All diese Momente kombiniert Arman in einer ebenso intuitiven, wie radikalen Art und Weise, als er 1959 seine ersten „Poubelles“ und seine ersten „Accumulations“ realisiert. Er nimmt Abfälle der frühen Konsumgesellschaft, füllt sie randvoll in eine Vitrine und erklärt sie zur „Malerei“. Er nimmt alte Wecker, Schuhspanner, Puppenhände, Gebisse, Kruzifixe etc. und füllt sie ebenfalls in Vitrinen. Gleich­zeitig realisiert Yves Klein seine Körper-Abdrucke, Daniel Spörri seine ersten Mahlzeiten-Reliefs, die sogenannten „Fallen-Bilder“, Jean Tinguely seine ersten, absurden Maschinen aus Abfall-Gegenstän­den. Die „Nouveaux Réalistes“, ein Begriff Pierre Restanys, sind geboren.

Wie Arman sein Werk von dieser entscheidenen Findung her entwic­kelte, sehen sie in dieser Ausstellung. Für das Nachvollziehen seiner Entwicklung, gerade auch in Kontrast zu seinen Freunden, ist Armans Doppelwohnsitz in Paris und New York ab 1961 stets hinzuzu­denken. Oder anders ausgedrückt: Der Einfluss der Pop Art der ersten Stunde ist im Werk Armans ebenso enthalten wie der Einfluss der europäischen Kunstgeschichte des 20. Jahrhunderts. Schaut man sich, zum Beispiel, die geschnittenen und neu kombinierten Violons an, so ist man versucht von einer Accumulation von Kubismus und Pop Art zu sprechen. Schaut man sich, wieder als Beispiel, die Gemeinschaftsar­beit von Arman und Andy Warhol an, so ist sie nichts anderes als eine Pop Art Informel Accumulation in Bildform.
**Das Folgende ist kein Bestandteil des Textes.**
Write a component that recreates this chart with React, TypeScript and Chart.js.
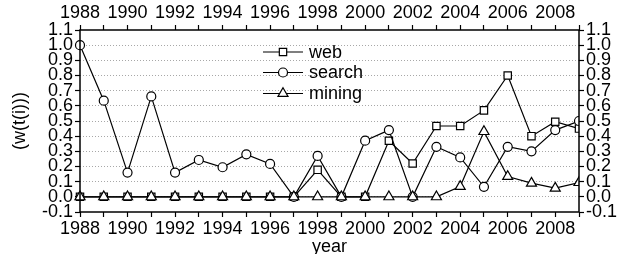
import React, { useEffect, useRef } from "react";
import { Chart, registerables } from "chart.js";

Chart.register(...registerables);

const years = [1988, 1989, 1990, 1991, 1992, 1993, 1994, 1995, 1996, 1997, 1998, 1999, 2000, 2001, 2002, 2003, 2004, 2005, 2006, 2007, 2008, 2009];
const webValues = [0, 0, 0, 0, 0, 0, 0, 0, 0, 0, 0.178, 0, 0, 0.37, 0.22, 0.467, 0.467, 0.57, 0.8, 0.4, 0.495, 0.45];
const searchValues = [1.0, 0.634, 0.16, 0.662, 0.16, 0.243, 0.195, 0.28, 0.217, 0, 0.27, 0, 0.37, 0.44, 0, 0.33, 0.26, 0.066, 0.33, 0.3, 0.44, 0.5];
const miningValues = [0, 0, 0, 0, 0, 0, 0, 0, 0, 0, 0, 0, 0, 0, 0, 0, 0.068, 0.43, 0.134, 0.09, 0.057, 0.094];
const seriesNames = ["web", "search", "mining"];
const yMin = -0.1;
const yMax = 1.1;
const xMin = 1988;
const xMax = 2009;

const FONT = "'Liberation Sans', Arial, Helvetica, sans-serif";
const FS = 18;

function drawMarker(ctx: CanvasRenderingContext2D, style: string, x: number, y: number, r: number) {
  ctx.beginPath();
  if (style === "rect") {
    const s = Math.SQRT1_2 * r;
    ctx.rect(x - s, y - s, 2 * s, 2 * s);
  } else if (style === "circle") {
    ctx.arc(x, y, r, 0, Math.PI * 2);
  } else {
    const h = r * 1.5;
    const side = h * 2 / Math.sqrt(3);
    ctx.moveTo(x, y - r);
    ctx.lineTo(x + side / 2, y - r + h);
    ctx.lineTo(x - side / 2, y - r + h);
    ctx.closePath();
  }
  ctx.fillStyle = "#fff";
  ctx.fill();
  ctx.stroke();
}

const legendPlugin = {
  id: "customLegend",
  afterDatasetsDraw(chart: any) {
    const ctx = chart.ctx as CanvasRenderingContext2D;
    const rows = [52, 72.5, 93.5];
    ctx.save();
    chart.data.datasets.forEach((ds: any, i: number) => {
      const y = rows[i];
      ctx.strokeStyle = "#000";
      ctx.lineWidth = 1.2;
      ctx.beginPath();
      ctx.moveTo(263, y);
      ctx.lineTo(303, y);
      ctx.stroke();
      drawMarker(ctx, ds.pointStyle, 283, y, ds.pointRadius);
      ctx.fillStyle = "#000";
      ctx.font = `${FS}px ${FONT}`;
      ctx.textAlign = "left";
      ctx.textBaseline = "middle";
      ctx.fillText(ds.label, 309, y + 1);
    });
    ctx.restore();
  },
};

const framePlugin = {
  id: "frame",
  afterDraw(chart: any) {
    const { left, right, top, bottom } = chart.chartArea;
    const ctx = chart.ctx as CanvasRenderingContext2D;
    ctx.save();
    ctx.strokeStyle = "#000";
    ctx.lineWidth = 1.5;
    ctx.setLineDash([]);
    ctx.strokeRect(left, top, right - left, bottom - top);
    ctx.restore();
  },
};

export default function App() {
  const ref = useRef<HTMLCanvasElement | null>(null);
  useEffect(() => {
    if (!ref.current) return;
    const mk = (name: string, vals: number[], style: string, r: number, order: number) => ({
      label: name,
      data: years.map((y, i) => ({ x: y, y: vals[i] })),
      borderColor: "#000",
      borderWidth: 1.2,
      backgroundColor: "#fff",
      pointStyle: style,
      pointRadius: r,
      pointBorderWidth: 1.2,
      pointBackgroundColor: "#fff",
      pointBorderColor: "#000",
      tension: 0,
      order,
      clip: { left: 10, top: 10, right: 0, bottom: 10 },
    });
    const xTicks = {
      stepSize: 1,
      autoSkip: false,
      maxRotation: 0,
      color: "#000",
      font: { family: FONT, size: FS },
      padding: 1,
      callback: (v: any) => (Number(v) % 2 === 0 ? String(v) : ""),
    };
    const yTicks = {
      stepSize: 0.1,
      autoSkip: false,
      color: "#000",
      font: { family: FONT, size: FS, lineHeight: 1 },
      padding: 2,
      callback: (v: any) => Number(v).toFixed(1),
    };
    const chart = new Chart(ref.current, {
      type: "line",
      data: {
        datasets: [
          mk(seriesNames[0], webValues, "rect", 5.2, 2),
          mk(seriesNames[1], searchValues, "circle", 4.5, 1),
          mk(seriesNames[2], miningValues, "triangle", 5.8, 0),
        ],
      },
      plugins: [legendPlugin, framePlugin],
      options: {
        animation: false,
        responsive: false,
        devicePixelRatio: 1,
        layout: { padding: 0 },
        plugins: { legend: { display: false }, tooltip: { enabled: false } },
        scales: {
          x: {
            type: "linear",
            position: "bottom",
            min: xMin,
            max: xMax,
            ticks: xTicks,
            grid: { drawOnChartArea: false, tickLength: 5, tickColor: "#000", tickWidth: 1.2 },
            border: { display: false },
            title: { display: true, text: "year", color: "#000", font: { family: FONT, size: FS, lineHeight: 0.8 }, padding: { top: 0, bottom: 0 } },
            afterFit: (s: any) => { s.height = 42; },
          },
          x2: {
            type: "linear",
            position: "top",
            min: xMin,
            max: xMax,
            ticks: xTicks,
            grid: { drawOnChartArea: false, tickLength: 5, tickColor: "#000", tickWidth: 1.2 },
            border: { display: false },
            afterFit: (s: any) => { s.height = 30; },
          },
          y: {
            type: "linear",
            position: "left",
            min: yMin,
            max: yMax,
            ticks: yTicks,
            grid: {
              drawOnChartArea: true,
              color: (c: any) => (c.tick && (Math.abs(c.tick.value - yMin) < 1e-6 || Math.abs(c.tick.value - yMax) < 1e-6) ? "rgba(0,0,0,0)" : "#a8a8a8"),
              lineWidth: 1,
              tickLength: 5,
              tickColor: "#000",
              tickWidth: 1.2,
            },
            border: { display: false, dash: [1, 2] },
            title: { display: true, text: "(w(t(i)))", color: "#000", font: { family: FONT, size: FS }, padding: { top: 9, bottom: 0 } },
            afterFit: (s: any) => { s.width = 80; },
          },
          y2: {
            type: "linear",
            position: "right",
            min: yMin,
            max: yMax,
            ticks: yTicks,
            grid: { drawOnChartArea: false, tickLength: 5, tickColor: "#000", tickWidth: 1.2 },
            border: { display: false },
            afterFit: (s: any) => { s.width = 44; },
          },
        },
      },
    } as any);
    return () => chart.destroy();
  }, []);
  return (
    <div style={{ position: "fixed", left: 0, top: 0, width: 623, height: 254, background: "#fff" }}>
      <canvas ref={ref} width={623} height={254} style={{ width: 623, height: 254 }} />
    </div>
  );
}
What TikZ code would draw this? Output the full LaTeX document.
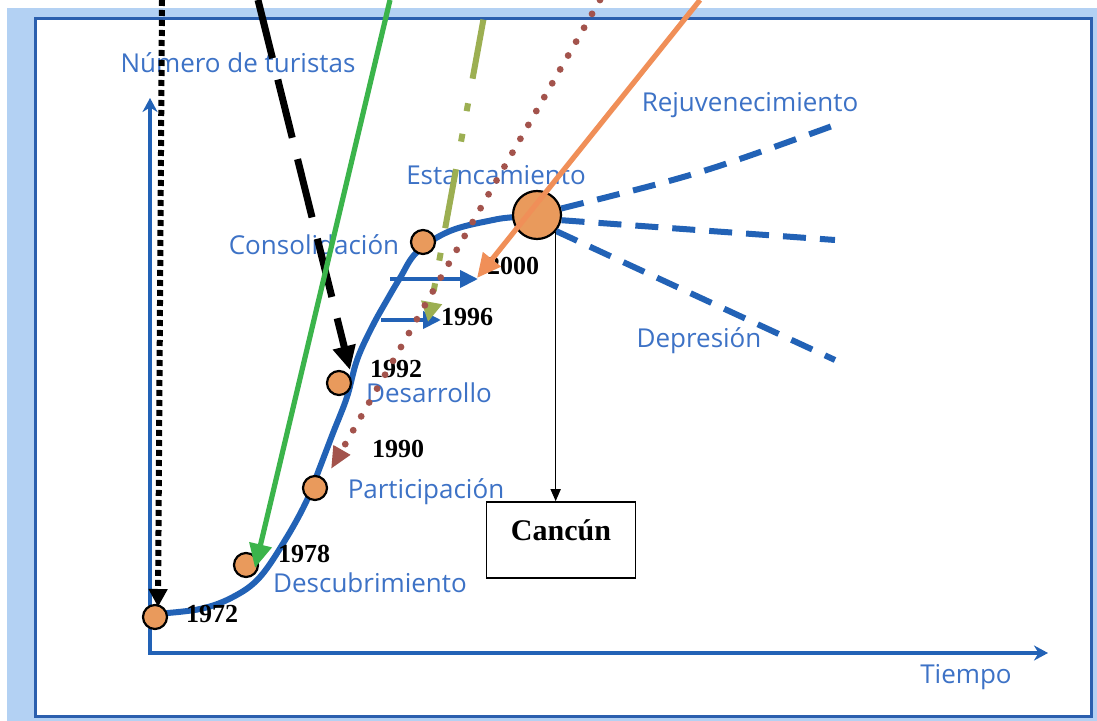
\documentclass[tikz,border=0pt]{standalone}
\usepackage{fontspec}
\setmainfont{Liberation Serif}
\newfontfamily\labfont{Open Sans}
\usetikzlibrary{arrows.meta}
\definecolor{band}{HTML}{B3D1F3}
\definecolor{frameblue}{HTML}{2B5FAE}
\definecolor{axisblue}{HTML}{2262B6}
\definecolor{labblue}{HTML}{3D72C6}
\definecolor{dotorange}{HTML}{E99A5C}
\definecolor{arrgreen}{HTML}{3BB44B}
\definecolor{arrolive}{HTML}{9CAF52}
\definecolor{arrbrown}{HTML}{A3534C}
\definecolor{arrorange}{HTML}{F08F58}
\begin{document}
\begin{tikzpicture}[x=0.5pt,y=-0.5pt,
  stage/.style={text=labblue,font=\labfont\fontsize{13}{15}\selectfont,anchor=base,inner sep=0pt},
  year/.style={font=\bfseries\fontsize{13}{15}\selectfont,anchor=base,inner sep=0pt},
  dot/.style={circle,draw=black,line width=1.1pt,fill=dotorange,minimum size=12pt,inner sep=0pt},
  bigdot/.style={dot,minimum size=24pt},
  axis/.style={axisblue,line width=2pt,{Stealth[length=7pt,width=7.5pt]}-{Stealth[length=7pt,width=7.5pt]}},
  lifecurve/.style={axisblue,line width=3pt,line join=round},
  future/.style={axisblue,line width=3pt,dash pattern=on 11.5pt off 7pt},
  shortarrow/.style={axisblue,line width=2pt,-{Triangle[length=9pt,width=8.5pt]}},
  citybox/.style={draw=black,line width=0.8pt,minimum width=74.5pt,minimum height=38pt,inner sep=0pt,
    font=\bfseries\fontsize{15}{17}\selectfont,text height=6pt,text depth=6pt},
  thinarrow/.style={black,line width=0.7pt,-{Triangle[length=6pt,width=5pt]}},
  blackdots/.style={black,line width=3pt,dash pattern=on 3pt off 2pt,-{Triangle[length=9pt,width=9pt]}},
  blackdash/.style={black,line width=3.5pt,dash pattern=on 30pt off 11pt,-{Triangle[length=12pt,width=11pt]}},
  greenarrow/.style={arrgreen,line width=2.6pt,-{Triangle[length=12pt,width=11pt]}},
  olivearrow/.style={arrolive,line width=3pt,dash pattern=on 30pt off 12.5pt on 4pt off 11.5pt on 4pt off 14pt,dash phase=66pt,-{Triangle[length=10pt,width=10pt]}},
  brownarrow/.style={arrbrown,line width=3.4pt,line cap=round,dash pattern=on 0pt off 8pt,-{Triangle[length=11pt,width=9pt]}},
  orangearrow/.style={arrorange,line width=2.6pt,-{Triangle[length=12pt,width=11pt]}}
]
\useasboundingbox (0,0) rectangle (1097,721);
\fill[white] (0,0) rectangle (1097,721);
\fill[band] (7,8) rectangle (1097,721);
\draw[frameblue,line width=1.5pt,fill=white] (35,19) rectangle (1091,716);

% axes
\coordinate (origin) at (150,653);
\coordinate (ytop) at (150,98);
\coordinate (xend) at (1048,653);
\draw[axis] (ytop) -- (origin) -- (xend);

% life cycle curve
\draw[lifecurve] plot[smooth,tension=0.6] coordinates {(155,614) (200,609) (233,597) (260,577) (287,537) (307,500) (320,467) (333,433) (347,397) (357,360) (372,327) (387,300) (400,278) (417,252) (450,231) (493,220) (515,217) (537,215)};

% short blue arrows
\coordinate (a1s) at (390,279);
\coordinate (a1e) at (478,279);
\coordinate (a2s) at (381,320);
\coordinate (a2e) at (441,320);
\draw[shortarrow] (a1s) -- (a1e);
\draw[shortarrow] (a2s) -- (a2e);

% stage points
\node[dot] (c72) at (155,617) {};
\node[dot] (c78) at (246,565) {};
\node[dot] (cpar) at (315,488) {};
\node[dot] (c92) at (339,383) {};
\node[dot] (ccon) at (423,242) {};
\node[bigdot] (big) at (537,215) {};

% future scenarios
\coordinate (rej) at (835,125);
\coordinate (est) at (835,240);
\coordinate (dep) at (835,360);
\draw[future] (big.15) .. controls (700,174) .. (rej);
\draw[future] (big.-12) -- (est);
\draw[future] (big.-40) -- (dep);

% Cancun box
\node[citybox] (cancun) at (561,540) {Cancún};
\draw[thinarrow] (big.-42) -- (big.-42 |- cancun.north);

% labels
\node[stage] (lnum) at (238,73) {Número de turistas};
\node[stage] (lrej) at (750,112) {Rejuvenecimiento};
\node[stage] (lest) at (496,185) {Estancamiento};
\node[stage] (lcon) at (314,255) {Consolidación};
\node[stage] (ldep) at (699,348) {Depresión};
\node[stage] (ldes) at (429,402) {Desarrollo};
\node[stage] (lpar) at (426,498) {Participación};
\node[stage] (ldsc) at (370,592) {Descubrimiento};
\node[stage] (ltie) at (966,683) {Tiempo};

\node[year] (y72) at (212,622) {1972};
\node[year] (y78) at (304,562) {1978};
\node[year] (y90) at (398,457) {1990};
\node[year] (y92) at (396,378) {1992};
\node[year] (y96) at (467,326) {1996};
\node[year] (y00) at (513,275) {2000};

% incoming arrows
\coordinate (s1) at (162,0);  \coordinate (e1) at (158,607);
\coordinate (s2) at (258,0);  \coordinate (e2) at (350,370);
\coordinate (s3) at (390,0);  \coordinate (e3) at (255,568);
\coordinate (s4) at (487,0);  \coordinate (e4) at (428,322);
\coordinate (s5) at (600,0);  \coordinate (e5) at (331,469);
\coordinate (s6) at (700,0);  \coordinate (e6) at (477,278);
\draw[blackdots] (s1) -- (e1);
\draw[blackdash] (s2) -- (e2);
\draw[greenarrow] (s3) -- (e3);
\draw[olivearrow] (s4) -- (e4);
\draw[brownarrow] (s5) -- (e5);
\draw[orangearrow] (s6) -- (e6);
\end{tikzpicture}
\end{document}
A propos Bild: Man hat Arman immer wieder vorgeworfen, er habe sich im Laufe der Zeit zu wenig entwickelt. Wer das sagt, bedenkt meiner Ansicht zwei Dinge zu wenig: Erstens: Arman denkt nicht als Bild­hauer, sondern als Maler. Das heisst, das Entscheidende ist nicht die Aussenform, sondern die Binnenform – analog zu Geschehen in einer immer gleich rechteckigen Leinwand. Zweitens: Ganz wesentlich ist immer die Wahl der Gegenstände; sie sind mitbestimmender Ausdruck. Bezeichnenderweise beklagte sich Arman einmal, die Leute würden ihm so furchtbar viele Dinge schicken, er könne aber nichts damit anfangen; er könne nur mit jenen Gegenständen arbeiten, die sich ihm als sinnvoll aufdrängen würden.

 

All dies nachzuprüfen, sei nun Zeit gegegeben. Ich danke fürs Zuhören.